▶ Problem to solve
In the material below, find each line holding the string "source" and copy it.
===== Extracted data
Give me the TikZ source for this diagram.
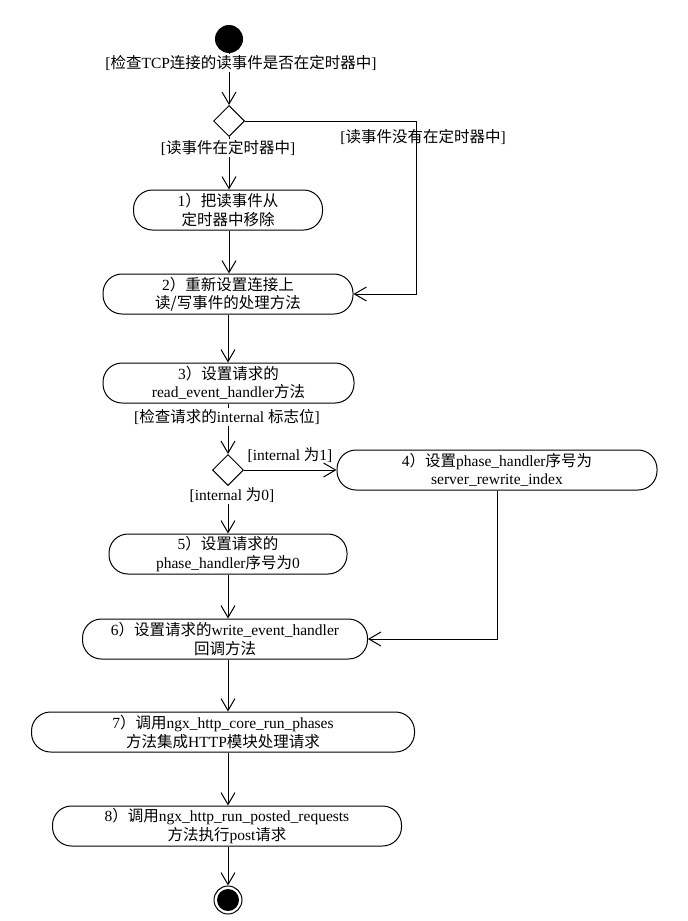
==========
===== Extracted data
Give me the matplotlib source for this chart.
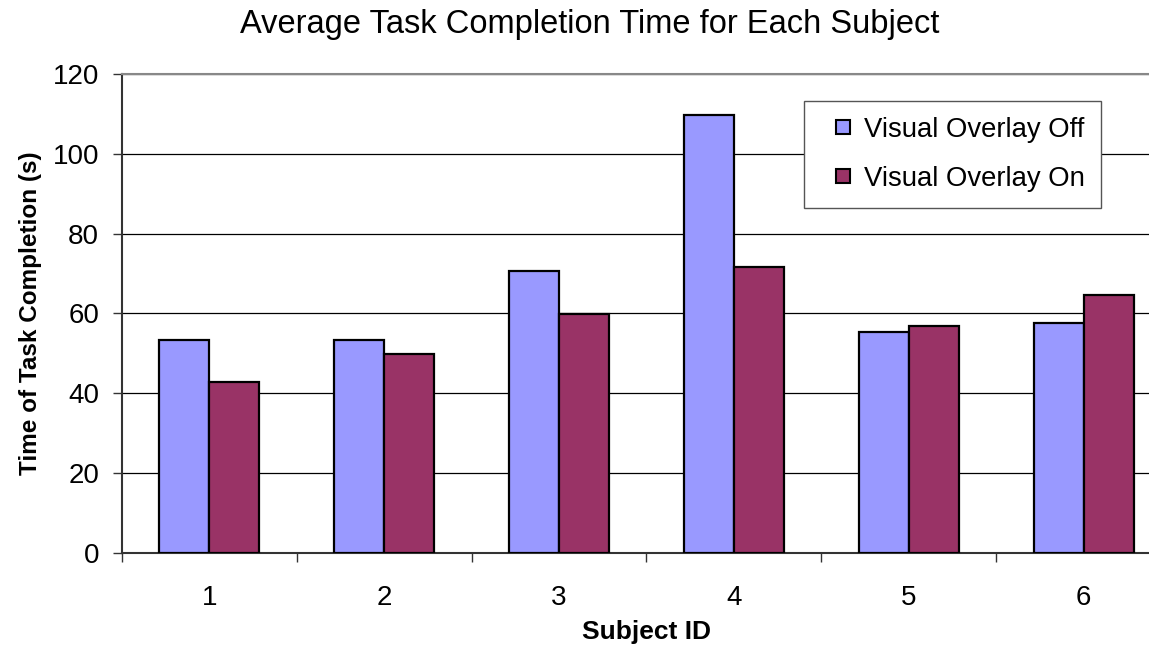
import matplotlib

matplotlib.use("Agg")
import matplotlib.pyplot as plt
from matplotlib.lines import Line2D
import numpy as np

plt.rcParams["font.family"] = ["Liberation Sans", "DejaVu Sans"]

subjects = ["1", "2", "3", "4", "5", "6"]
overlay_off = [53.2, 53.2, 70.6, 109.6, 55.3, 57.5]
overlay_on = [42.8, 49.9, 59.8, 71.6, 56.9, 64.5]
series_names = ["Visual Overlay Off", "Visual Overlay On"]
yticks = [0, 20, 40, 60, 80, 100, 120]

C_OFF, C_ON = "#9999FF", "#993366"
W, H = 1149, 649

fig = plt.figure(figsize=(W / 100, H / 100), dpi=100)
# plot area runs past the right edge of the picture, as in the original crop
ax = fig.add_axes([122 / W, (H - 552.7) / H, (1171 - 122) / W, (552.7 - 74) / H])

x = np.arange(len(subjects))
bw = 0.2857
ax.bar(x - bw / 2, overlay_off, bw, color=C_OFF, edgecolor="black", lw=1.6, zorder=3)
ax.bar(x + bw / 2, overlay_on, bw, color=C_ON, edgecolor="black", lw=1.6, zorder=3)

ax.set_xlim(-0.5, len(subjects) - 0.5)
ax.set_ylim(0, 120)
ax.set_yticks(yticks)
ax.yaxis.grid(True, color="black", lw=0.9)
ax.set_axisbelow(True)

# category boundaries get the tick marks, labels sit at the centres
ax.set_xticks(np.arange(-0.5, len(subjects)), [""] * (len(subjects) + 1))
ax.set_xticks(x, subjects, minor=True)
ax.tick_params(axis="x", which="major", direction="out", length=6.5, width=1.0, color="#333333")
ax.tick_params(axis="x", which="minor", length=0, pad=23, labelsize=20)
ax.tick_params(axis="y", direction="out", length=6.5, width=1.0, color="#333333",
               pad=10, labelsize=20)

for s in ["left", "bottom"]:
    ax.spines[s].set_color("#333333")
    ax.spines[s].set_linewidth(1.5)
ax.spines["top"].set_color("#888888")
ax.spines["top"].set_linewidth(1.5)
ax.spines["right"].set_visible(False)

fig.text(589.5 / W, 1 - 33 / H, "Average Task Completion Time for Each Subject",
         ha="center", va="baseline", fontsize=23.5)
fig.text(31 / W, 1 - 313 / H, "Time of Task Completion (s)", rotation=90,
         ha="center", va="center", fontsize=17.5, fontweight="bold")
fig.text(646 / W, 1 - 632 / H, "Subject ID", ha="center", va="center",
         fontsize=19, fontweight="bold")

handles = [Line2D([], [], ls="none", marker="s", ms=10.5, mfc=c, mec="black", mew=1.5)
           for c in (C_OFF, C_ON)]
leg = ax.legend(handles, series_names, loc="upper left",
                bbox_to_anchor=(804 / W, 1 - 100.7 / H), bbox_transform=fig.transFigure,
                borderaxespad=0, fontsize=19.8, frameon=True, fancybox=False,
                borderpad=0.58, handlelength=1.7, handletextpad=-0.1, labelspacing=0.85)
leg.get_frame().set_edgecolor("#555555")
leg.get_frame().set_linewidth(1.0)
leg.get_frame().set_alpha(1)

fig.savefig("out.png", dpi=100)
==========
===== Extracted data
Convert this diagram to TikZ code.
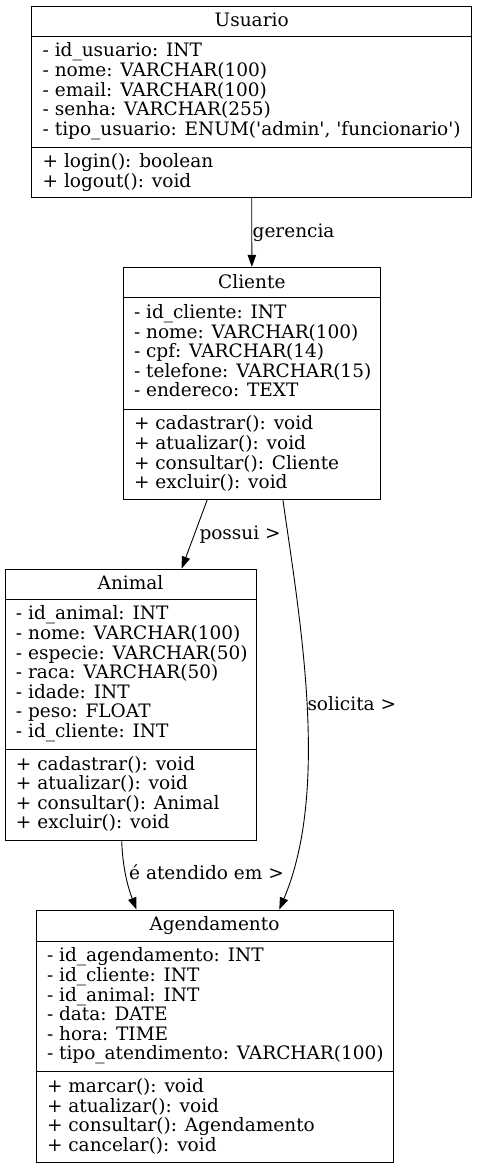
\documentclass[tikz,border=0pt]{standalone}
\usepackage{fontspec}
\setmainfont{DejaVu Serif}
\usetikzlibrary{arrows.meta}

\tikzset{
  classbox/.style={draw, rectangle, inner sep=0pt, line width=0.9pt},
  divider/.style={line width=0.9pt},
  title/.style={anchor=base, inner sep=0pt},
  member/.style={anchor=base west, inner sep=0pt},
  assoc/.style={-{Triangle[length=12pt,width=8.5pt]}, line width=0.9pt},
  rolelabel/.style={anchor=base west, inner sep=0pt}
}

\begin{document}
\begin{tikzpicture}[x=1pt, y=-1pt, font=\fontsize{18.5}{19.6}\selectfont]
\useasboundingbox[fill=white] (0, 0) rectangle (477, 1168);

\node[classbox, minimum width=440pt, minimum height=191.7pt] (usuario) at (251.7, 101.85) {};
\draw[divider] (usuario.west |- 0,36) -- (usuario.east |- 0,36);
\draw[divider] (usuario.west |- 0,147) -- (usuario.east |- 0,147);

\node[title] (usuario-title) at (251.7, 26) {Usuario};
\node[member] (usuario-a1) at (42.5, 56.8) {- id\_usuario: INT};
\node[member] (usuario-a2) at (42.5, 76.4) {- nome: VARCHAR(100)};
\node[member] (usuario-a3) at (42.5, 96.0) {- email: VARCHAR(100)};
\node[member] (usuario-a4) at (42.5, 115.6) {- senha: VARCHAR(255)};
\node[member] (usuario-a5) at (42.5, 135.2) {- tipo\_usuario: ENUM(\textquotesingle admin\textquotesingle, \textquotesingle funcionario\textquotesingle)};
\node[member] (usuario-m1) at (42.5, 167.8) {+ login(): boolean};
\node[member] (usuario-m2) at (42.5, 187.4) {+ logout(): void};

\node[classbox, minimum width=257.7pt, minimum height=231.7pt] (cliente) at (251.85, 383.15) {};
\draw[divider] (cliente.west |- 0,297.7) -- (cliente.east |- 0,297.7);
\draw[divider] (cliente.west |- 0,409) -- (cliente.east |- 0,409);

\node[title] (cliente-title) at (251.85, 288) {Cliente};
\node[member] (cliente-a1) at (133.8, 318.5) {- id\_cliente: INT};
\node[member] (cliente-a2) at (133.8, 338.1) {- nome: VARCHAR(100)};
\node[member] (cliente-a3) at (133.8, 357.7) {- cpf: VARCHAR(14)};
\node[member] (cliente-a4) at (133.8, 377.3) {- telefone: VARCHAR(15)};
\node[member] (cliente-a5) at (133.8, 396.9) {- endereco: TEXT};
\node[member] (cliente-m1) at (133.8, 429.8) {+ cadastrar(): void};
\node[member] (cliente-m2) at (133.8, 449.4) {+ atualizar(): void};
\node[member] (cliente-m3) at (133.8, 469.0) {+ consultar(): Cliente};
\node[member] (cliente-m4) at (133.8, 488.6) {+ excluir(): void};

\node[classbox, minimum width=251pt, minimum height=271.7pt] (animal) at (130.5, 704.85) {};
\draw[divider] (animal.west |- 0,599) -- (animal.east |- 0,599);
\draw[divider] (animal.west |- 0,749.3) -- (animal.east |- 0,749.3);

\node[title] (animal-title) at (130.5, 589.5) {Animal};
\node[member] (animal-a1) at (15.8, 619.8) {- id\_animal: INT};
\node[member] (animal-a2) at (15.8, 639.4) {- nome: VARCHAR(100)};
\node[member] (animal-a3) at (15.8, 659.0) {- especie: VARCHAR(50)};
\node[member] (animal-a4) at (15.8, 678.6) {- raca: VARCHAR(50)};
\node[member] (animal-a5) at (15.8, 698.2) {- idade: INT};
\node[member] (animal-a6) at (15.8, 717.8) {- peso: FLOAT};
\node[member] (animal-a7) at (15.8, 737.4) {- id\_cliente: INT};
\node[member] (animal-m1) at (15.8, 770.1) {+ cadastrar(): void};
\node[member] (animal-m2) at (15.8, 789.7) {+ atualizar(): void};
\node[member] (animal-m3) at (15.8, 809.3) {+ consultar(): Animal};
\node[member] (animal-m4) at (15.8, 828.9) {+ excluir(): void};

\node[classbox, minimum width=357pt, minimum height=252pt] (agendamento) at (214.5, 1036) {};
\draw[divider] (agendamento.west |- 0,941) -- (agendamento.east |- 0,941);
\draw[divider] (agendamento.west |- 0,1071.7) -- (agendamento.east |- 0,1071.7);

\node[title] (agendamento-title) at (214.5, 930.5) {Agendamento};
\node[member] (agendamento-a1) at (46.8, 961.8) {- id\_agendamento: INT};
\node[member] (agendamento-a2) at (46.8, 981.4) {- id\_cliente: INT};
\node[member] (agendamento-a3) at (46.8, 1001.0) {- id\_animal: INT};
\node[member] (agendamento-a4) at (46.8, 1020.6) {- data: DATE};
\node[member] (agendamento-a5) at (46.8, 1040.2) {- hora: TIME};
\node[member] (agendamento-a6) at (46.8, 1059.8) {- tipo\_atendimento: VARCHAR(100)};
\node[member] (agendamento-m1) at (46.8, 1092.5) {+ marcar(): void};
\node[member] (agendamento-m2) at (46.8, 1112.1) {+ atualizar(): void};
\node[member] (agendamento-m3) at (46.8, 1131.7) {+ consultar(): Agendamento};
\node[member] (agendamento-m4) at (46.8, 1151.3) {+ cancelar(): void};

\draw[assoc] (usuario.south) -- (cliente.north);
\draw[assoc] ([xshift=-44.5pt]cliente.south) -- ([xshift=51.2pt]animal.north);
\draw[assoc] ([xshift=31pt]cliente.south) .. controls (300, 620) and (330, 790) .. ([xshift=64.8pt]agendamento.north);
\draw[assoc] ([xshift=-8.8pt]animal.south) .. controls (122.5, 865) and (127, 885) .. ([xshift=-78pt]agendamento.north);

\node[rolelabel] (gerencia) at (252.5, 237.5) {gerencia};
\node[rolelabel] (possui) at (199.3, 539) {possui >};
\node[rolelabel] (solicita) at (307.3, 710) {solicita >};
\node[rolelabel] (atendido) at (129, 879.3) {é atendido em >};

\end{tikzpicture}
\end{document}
==========
▶ Answer to the problem
Give me the TikZ source for this diagram.
Give me the matplotlib source for this chart.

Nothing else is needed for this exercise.